Search code examples
pythonunicodeutf-8git-bashpython-unicode

Using UTF-8 in Python 3 string literals


I have a script I'm writing where I need to print the character sequence "Qä" to the terminal. My terminal is using UTF-8 encoding. My file has # -*- coding: utf-8 -*- at the top of it, which I think is not actually necessary for Python 3, but I put it there in case it made any difference. In the code, I have something like

print("...Qä...")

This does not produce Qä. Instead it produces Q▒.

I then tried

qa = "Qä".encode('utf-8')
print(f"...{qa}...")

This also does not produce Qä. It produces 'Q\xc3\xa4'.

I also tried

qa = u"Qä"
print(f"...{qa}...")

This also produces Q▒.

However, I know that Python 3 can open files that contain UTF-8 and use the contents properly, so I created a file called qa.txt, pasted Qä into it, and then used

with open("qa.txt") as qa_file:
    qa = qa_file.read().strip()
print(f"...{qa}...")

This works. However, it's beyond dumb that I have to create this file in order to print this string. How can I put this text into my code as a string literal?

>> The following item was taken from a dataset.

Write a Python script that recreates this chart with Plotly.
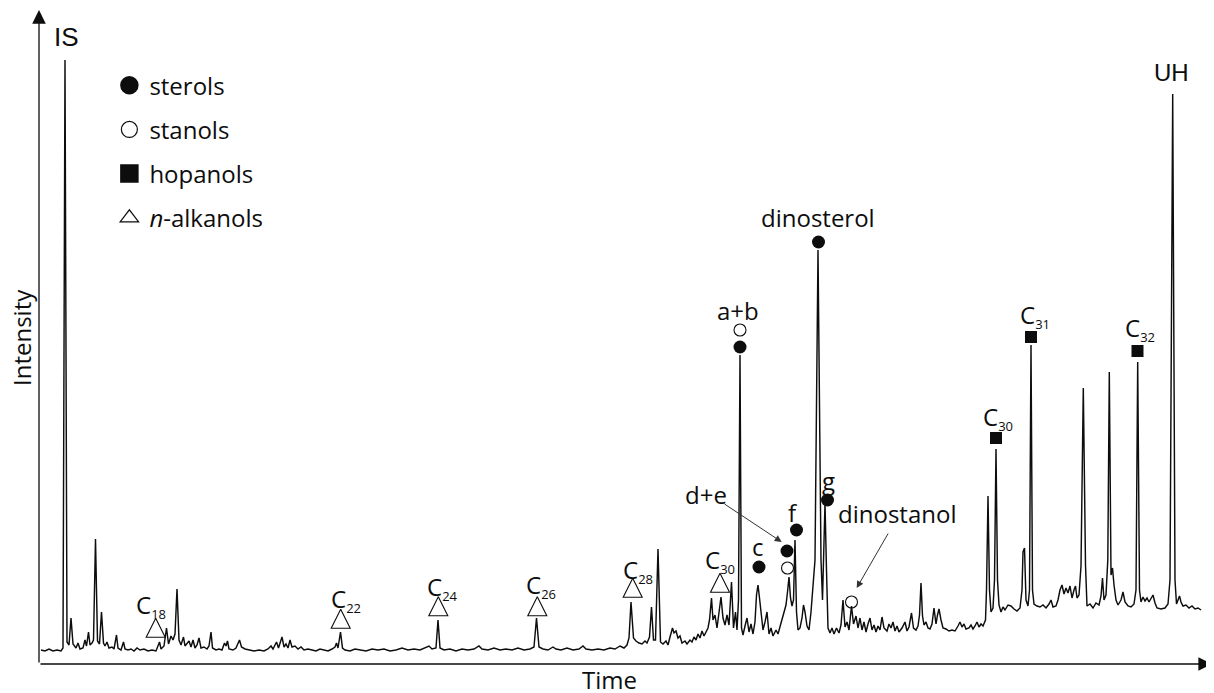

This question is NOT a duplicate of a question asking about Python 2.7, I am not using Python 2.7.


Solution

  • You're using Git Bash, on Windows. On Windows, except if stdio is connected to a standard Windows console (which I don't think Git Bash counts as), Python defaults the standard streams to a locale encoding of 'cp1252'. Your terminal is set to expect UTF-8, not CP1252. You can reconfigure the standard output stream to UTF-8 with

    sys.stdout.reconfigure(encoding='utf-8')
    

    and similarly for stdin and stderr, or you can set the PYTHONIOENCODING environment variable to utf-8 before running Python to change the default stdin/stdout/stderr encodings.